Wir nutzen die Ersparnisse aber nicht für andere Politikbereiche. Wir belassen jeden Euro im Kultusressort und stocken sogar noch auf. Wir ermöglichen damit ein Mehr an Qualität und Gerechtigkeit. Das ist das Entscheidende, meine Damen und Herren.

(Beifall bei der SPD und bei den GRÜNEN)

Aber ich will hier auch deutlich machen: Die Adressaten des Protestes sitzen hier im Haus. Wir als rot-grüne Regierungskoalition entscheiden darüber. Ich sage ganz bewusst: Den Unmut über eine politische Entscheidung auf dem Rücken der Kinder auszutragen, u. a. in Form von Streichungen von Klassenfahrten und Weihnachtsbasaren, halte ich persönlich für nicht akzeptabel.

(Beifall bei der SPD und bei den GRÜNEN - Jens Nacke [CDU]: Aber auf dem Rücken der Lehrer schon!)

Aber noch ein kleiner Hinweis in Richtung CDU und FDP, den ich mir an dieser Stelle wirklich nicht verkneifen kann und will: Die Proteste gehen auch in Ihre Richtung - auch wenn Sie heute so tun, als hätten Sie damit überhaupt nichts zu tun. Die Belastungen, die häufig angeführt und aufgezählt werden - Sie waren ja auch bei den Diskussionen dabei, wenn ich Sie richtig verstanden habe -, gehen auf Ihre verkorkste Bildungspolitik zurück. Ich sage das nur, damit Sie nicht glauben, das würde nicht mehr unterschieden. Auch das haben die Lehrerinnen und Lehrer sehr wohl zur Kenntnis genommen.
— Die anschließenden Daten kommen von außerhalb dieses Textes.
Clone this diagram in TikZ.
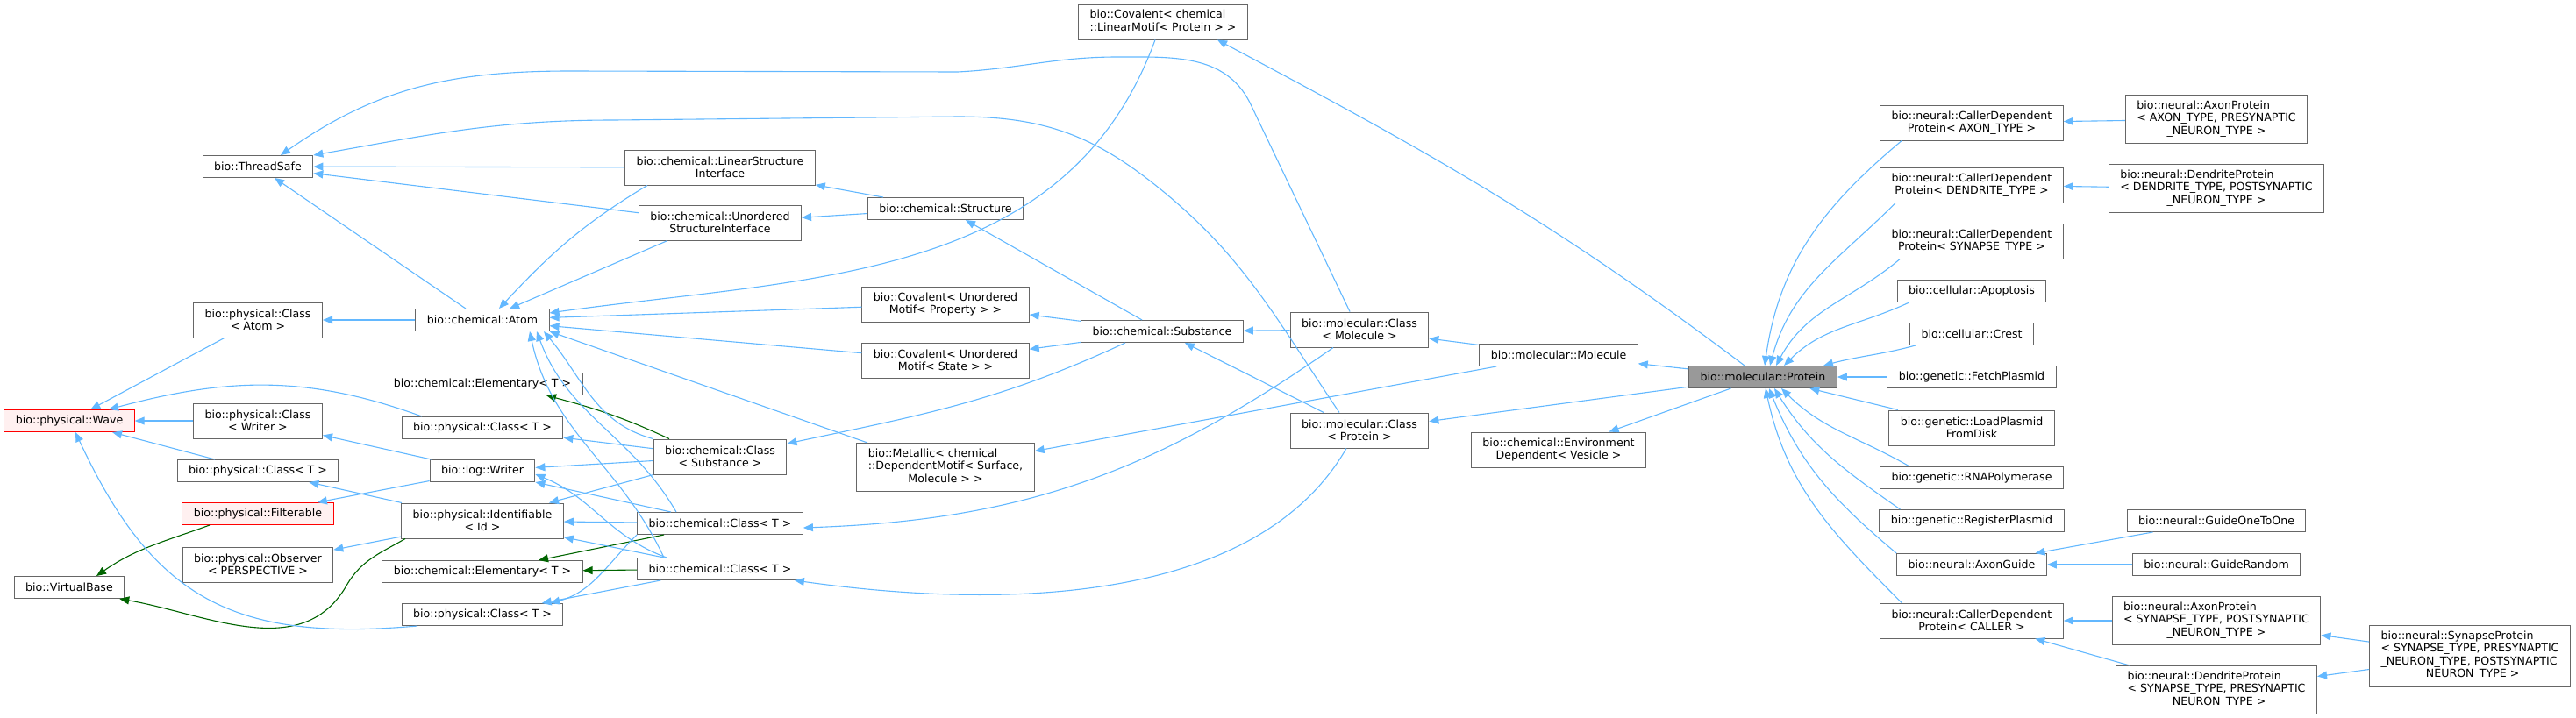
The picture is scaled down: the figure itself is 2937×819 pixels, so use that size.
\documentclass[tikz,border=0pt]{standalone}
\usepackage{fontspec}
\setmainfont{DejaVu Sans}
\usetikzlibrary{arrows.meta}
\definecolor{edgeblue}{HTML}{63B8FF}
\definecolor{edgegreen}{HTML}{006400}
\definecolor{framegray}{HTML}{666666}
\definecolor{truncpink}{HTML}{FFF0F0}
\definecolor{focusgray}{HTML}{999999}
\newcommand{\leftlabel}[1]{\begin{tabular}{@{}l@{}}#1\end{tabular}}
\newcommand{\midrow}[1]{\multicolumn{1}{@{}c@{}}{#1}}

\begin{document}
\begin{tikzpicture}[x=1pt, y=1pt,
	cls/.style = {draw=framegray, fill=white, line width=1pt, font=\fontsize{12.6}{14.5}\selectfont, align=center, inner xsep=13pt, inner ysep=2pt, minimum height=25pt},
	twoline/.style = {minimum height=40pt},
	threeline/.style = {minimum height=55pt},
	fourline/.style = {minimum height=70pt},
	trunc/.style = {draw=red, fill=truncpink},
	focus/.style = {fill=focusgray},
	pub/.style = {draw=edgeblue, line width=1.1pt, -{Triangle[length=11pt, width=9pt]}},
	prot/.style = {pub, draw=edgegreen}]
	\useasboundingbox (0,0) rectangle (2937,-819);
	\node[cls, trunc] (wave) at (79,-480) {bio::physical::Wave};
	\node[cls] (vbase) at (79,-670) {bio::VirtualBase};
	\node[cls] (tsafe) at (294,-190) {bio::ThreadSafe};
	\node[cls, twoline] (clsatom) at (294,-365) {bio::physical::Class\\< Atom >};
	\draw[pub] (clsatom) -- (wave);
	\node[cls, twoline] (clswriter) at (294,-480) {bio::physical::Class\\< Writer >};
	\draw[pub] (clswriter) -- (wave);
	\node[cls] (pclsA) at (294,-537) {bio::physical::Class< T >};
	\draw[pub] (pclsA) -- (wave);
	\node[cls, trunc] (filter) at (294,-586) {bio::physical::Filterable};
	\draw[prot] ([xshift=-55pt]filter.south) to[out=200,in=35] ([xshift=31pt]vbase.north);
	\node[cls, twoline] (observer) at (294,-644) {bio::physical::Observer\\< PERSPECTIVE >};

	\node[cls] (atom) at (550,-365) {bio::chemical::Atom};
	\draw[pub] (atom) -- (tsafe);
	\draw[pub] (atom) -- (clsatom);
	\node[cls] (elemA) at (550,-438) {bio::chemical::Elementary< T >};
	\node[cls] (pclsB) at (550,-488) {bio::physical::Class< T >};
	\draw[pub] ([xshift=-69pt]pclsB.north) to[out=160,in=15] ([xshift=45pt]wave.north);
	\node[cls] (writer) at (550,-537) {bio::log::Writer};
	\draw[pub] (writer) -- (clswriter);
	\draw[pub] (writer) -- (filter);
	\node[cls, twoline] (ident) at (550,-594) {bio::physical::Identifiable\\< Id >};
	\draw[pub] (ident) -- (pclsA);
	\draw[pub] (ident) -- (observer);
	\draw[prot] ([xshift=-88pt]ident.south) to[out=210,in=60] (395,-668) to[out=240,in=-10] ([xshift=-6pt]vbase.south east);
	\node[cls] (elemB) at (550,-652) {bio::chemical::Elementary< T >};
	\node[cls] (pclsC) at (550,-701) {bio::physical::Class< T >};
	\draw[pub] ([xshift=-74pt]pclsC.south) to[out=185,in=-65,looseness=1.2] ([xshift=7pt]wave.south);

	\node[cls, twoline] (linstruct) at (821,-191) {bio::chemical::LinearStructure\\Interface};
	\draw[pub] (linstruct) -- (tsafe);
	\draw[pub] ([xshift=-83pt]linstruct.south) to[out=211,in=47] ([xshift=19pt]atom.north);
	\node[cls, twoline] (unstruct) at (821,-254) {bio::chemical::Unordered\\StructureInterface};
	\draw[pub] (unstruct) -- (tsafe);
	\draw[pub] ([xshift=-60pt]unstruct.south) -- ([xshift=31pt]atom.north);
	\node[cls, twoline] (clssubst) at (821,-521) {bio::chemical::Class\\< Substance >};
	\draw[prot] ([xshift=-58pt]clssubst.north) to[out=155,in=-15] ([xshift=73pt]elemA.south);
	\draw[pub] (clssubst) -- (pclsB);
	\draw[pub] (clssubst) -- (writer);
	\draw[pub] (clssubst) -- (ident);
	\draw[pub] (clssubst.north west) to[out=165,in=-50] ([xshift=70pt]atom.south);
	\node[cls] (cclsA) at (821,-597) {bio::chemical::Class< T >};
	\draw[pub] (cclsA) -- (ident);
	\draw[prot] (cclsA) -- (elemB);
	\draw[pub] ([xshift=-56pt]cclsA.north) -- (writer.south east);
	\draw[pub] ([xshift=-50pt]cclsA.north) to[out=120,in=-70] ([xshift=62pt]atom.south);
	\draw[pub] (cclsA.south west) to[out=225,in=15] ([xshift=-15pt]pclsC.north east);
	\node[cls] (cclsB) at (821,-649) {bio::chemical::Class< T >};
	\draw[pub] (cclsB) -- (ident);
	\draw[prot] (cclsB) -- (elemB);
	\draw[pub] (cclsB) -- (pclsC);
	\draw[pub] ([xshift=-61pt]cclsB.north) to[out=160,in=-22] ([yshift=-4pt]writer.east);
	\draw[pub] ([xshift=-64pt]cclsB.north) to[out=115,in=-78] ([xshift=54pt]atom.south);

	\node[cls] (structure) at (1078,-238) {bio::chemical::Structure};
	\draw[pub] (structure) -- (linstruct);
	\draw[pub] (structure) -- (unstruct);
	\node[cls, twoline] (covprop) at (1078,-347) {bio::Covalent< Unordered\\Motif< Property > >};
	\draw[pub] (covprop) -- (atom);
	\node[cls, twoline] (covstate) at (1078,-411) {bio::Covalent< Unordered\\Motif< State > >};
	\draw[pub] (covstate) -- (atom);
	\node[cls, threeline] (metallic) at (1078,-533) {\leftlabel{bio::Metallic< chemical\\::DependentMotif< Surface,\\\midrow{Molecule > >}}};
	\draw[pub] ([xshift=-89pt]metallic.north) -- (atom.south east);

	\node[cls, twoline] (covlin) at (1326,-25) {\leftlabel{bio::Covalent< chemical\\::LinearMotif< Protein > >}};
	\draw[pub] ([xshift=-9pt]covlin.south) to[out=250,in=8] ([yshift=8pt]atom.east);
	\node[cls] (substance) at (1325,-378) {bio::chemical::Substance};
	\draw[pub] (substance) -- (structure);
	\draw[pub] (substance) -- (covprop);
	\draw[pub] (substance) -- (covstate);
	\draw[pub] ([xshift=-42pt]substance.south) to[out=205,in=12] ([yshift=15pt]clssubst.east);

	\node[cls, twoline] (clsmol) at (1550,-376) {bio::molecular::Class\\< Molecule >};
	\draw[pub] (clsmol) -- (substance);
	\draw[pub] ([xshift=-11pt]clsmol.north) -- (1425,-117) to[out=117,in=0] (1274,-65) to[out=180,in=3] (1092,-82) -- (650,-81) to[out=180,in=35] ([xshift=26pt]tsafe.north);
	\draw[pub] ([xshift=-30pt]clsmol.south) to[out=215,in=2] ([yshift=-5pt]cclsA.east);
	\node[cls, twoline] (clsprot) at (1550,-491) {bio::molecular::Class\\< Protein >};
	\draw[pub] (clsprot) -- (substance);
	\draw[pub] ([xshift=-23pt]clsprot.north) to[out=124,in=-38] (1312,-207) to[out=142,in=0] (1092,-133) -- (700,-137) to[out=180,in=10] (tsafe.north east);
	\draw[pub] ([xshift=-15pt]clsprot.south) to[out=240,in=-8,looseness=0.85] ([xshift=-10pt]cclsB.south east);

	\node[cls] (molecule) at (1777,-405) {bio::molecular::Molecule};
	\draw[pub] (molecule) -- (clsmol);
	\draw[pub] (molecule) -- (metallic);
	\node[cls, twoline] (envdep) at (1777,-513) {bio::chemical::Environment\\Dependent< Vesicle >};

	\node[cls, focus] (protein) at (2010,-430) {bio::molecular::Protein};
	\draw[pub] ([xshift=-21pt]protein.north) to[out=143,in=-28] ([xshift=62pt]covlin.south);
	\draw[pub] (protein) -- (molecule);
	\draw[pub] (protein) -- (clsprot);
	\draw[pub] (protein) -- (envdep);

	\node[cls, twoline] (cdpaxon) at (2248,-140) {bio::neural::CallerDependent\\Protein< AXON\_TYPE >};
	\draw[pub] ([xshift=25pt]cdpaxon.south west) to[out=220,in=82] ([xshift=2pt]protein.north);
	\node[cls, twoline] (cdpdend) at (2248,-211) {bio::neural::CallerDependent\\Protein< DENDRITE\_TYPE >};
	\draw[pub] ([xshift=18pt]cdpdend.south west) to[out=225,in=75] ([xshift=8pt]protein.north);
	\node[cls, twoline] (cdpsyn) at (2248,-275) {bio::neural::CallerDependent\\Protein< SYNAPSE\_TYPE >};
	\draw[pub] ([xshift=23pt]cdpsyn.south west) to[out=220,in=62] ([xshift=15pt]protein.north);
	\node[cls] (apoptosis) at (2248,-332) {bio::cellular::Apoptosis};
	\draw[pub] ([xshift=14pt]apoptosis.south west) to[out=205,in=45] ([xshift=24pt]protein.north);
	\node[cls] (crest) at (2248,-381) {bio::cellular::Crest};
	\draw[pub] ([xshift=7pt]crest.south west) to[out=195,in=15] ([xshift=69pt]protein.north);
	\node[cls] (fetch) at (2248,-430) {bio::genetic::FetchPlasmid};
	\draw[pub] (fetch) -- (protein);
	\node[cls, twoline] (loadplasmid) at (2248,-488) {bio::genetic::LoadPlasmid\\FromDisk};
	\draw[pub] (loadplasmid) -- (protein);
	\node[cls] (rnapol) at (2248,-545) {bio::genetic::RNAPolymerase};
	\draw[pub] ([xshift=34pt]rnapol.north west) to[out=150,in=-45] ([xshift=21pt]protein.south);
	\node[cls] (register) at (2248,-594) {bio::genetic::RegisterPlasmid};
	\draw[pub] ([xshift=24pt]register.north west) to[out=145,in=-58] ([xshift=13pt]protein.south);
	\node[cls] (axonguide) at (2248,-644) {bio::neural::AxonGuide};
	\draw[pub] (axonguide.north west) to[out=140,in=-68] ([xshift=7pt]protein.south);
	\node[cls, twoline] (cdpcaller) at (2248,-708) {bio::neural::CallerDependent\\Protein< CALLER >};
	\draw[pub] ([xshift=25pt]cdpcaller.north west) to[out=135,in=-78] ([xshift=3pt]protein.south);

	\node[cls, threeline] (axonprotA) at (2527,-136) {\leftlabel{bio::neural::AxonProtein\\< AXON\_TYPE, PRESYNAPTIC\\\midrow{\_NEURON\_TYPE >}}};
	\draw[pub] (axonprotA) -- (cdpaxon);
	\node[cls, threeline] (dendprotA) at (2527,-215) {\leftlabel{bio::neural::DendriteProtein\\< DENDRITE\_TYPE, POSTSYNAPTIC\\\midrow{\_NEURON\_TYPE >}}};
	\draw[pub] (dendprotA) -- (cdpdend);
	\node[cls] (guide121) at (2527,-594) {bio::neural::GuideOneToOne};
	\draw[pub] (guide121) -- (axonguide);
	\node[cls] (guiderand) at (2527,-644) {bio::neural::GuideRandom};
	\draw[pub] (guiderand) -- (axonguide);
	\node[cls, threeline] (axonprotB) at (2527,-708) {\leftlabel{bio::neural::AxonProtein\\< SYNAPSE\_TYPE, POSTSYNAPTIC\\\midrow{\_NEURON\_TYPE >}}};
	\draw[pub] (axonprotB) -- (cdpcaller);
	\node[cls, threeline] (dendprotB) at (2527,-787) {\leftlabel{bio::neural::DendriteProtein\\< SYNAPSE\_TYPE, PRESYNAPTIC\\\midrow{\_NEURON\_TYPE >}}};
	\draw[pub] (dendprotB) -- (cdpcaller);

	\node[cls, fourline] (synprot) at (2816,-748) {\leftlabel{bio::neural::SynapseProtein\\< SYNAPSE\_TYPE, PRESYNAPTIC\\\_NEURON\_TYPE, POSTSYNAPTIC\\\midrow{\_NEURON\_TYPE >}}};
	\draw[pub] (synprot) -- (axonprotB);
	\draw[pub] (synprot) -- (dendprotB);
\end{tikzpicture}
\end{document}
(Beifall bei der SPD und bei den GRÜNEN)

Wir werden an anderer Stelle zu Entlastungen der Gymnasiallehrkräfte kommen müssen. Sie alle wissen, dass dazu bereits Gespräche mit der Ministerin geführt werden. Sie hat vorhin Ausführungen dazu gemacht. Einiges mag einfach zu realisieren sein, an anderer Stelle bedarf es intensiver Debatten und Überlegungen.

Ein Hauptproblem stellt die Frage des Abiturs nach acht oder neun Jahren und die entsprechende Umsetzung dar - ein Problem, das wir ebenfalls von Ihnen, meine Damen und Herren von CDU und FDP, geerbt haben. Dass das G 8 eingeführt wurde, ohne dass Änderungen in den Lehrplänen vorgenommen wurden,

(Björn Thümler [CDU]: Das ist falsch!)

und damit die Arbeitsbelastung und der Stress an den Gymnasien erhöht wurden, geht ganz alleine auf Ihre Rechnung. Dafür tragen Sie die Verantwortung.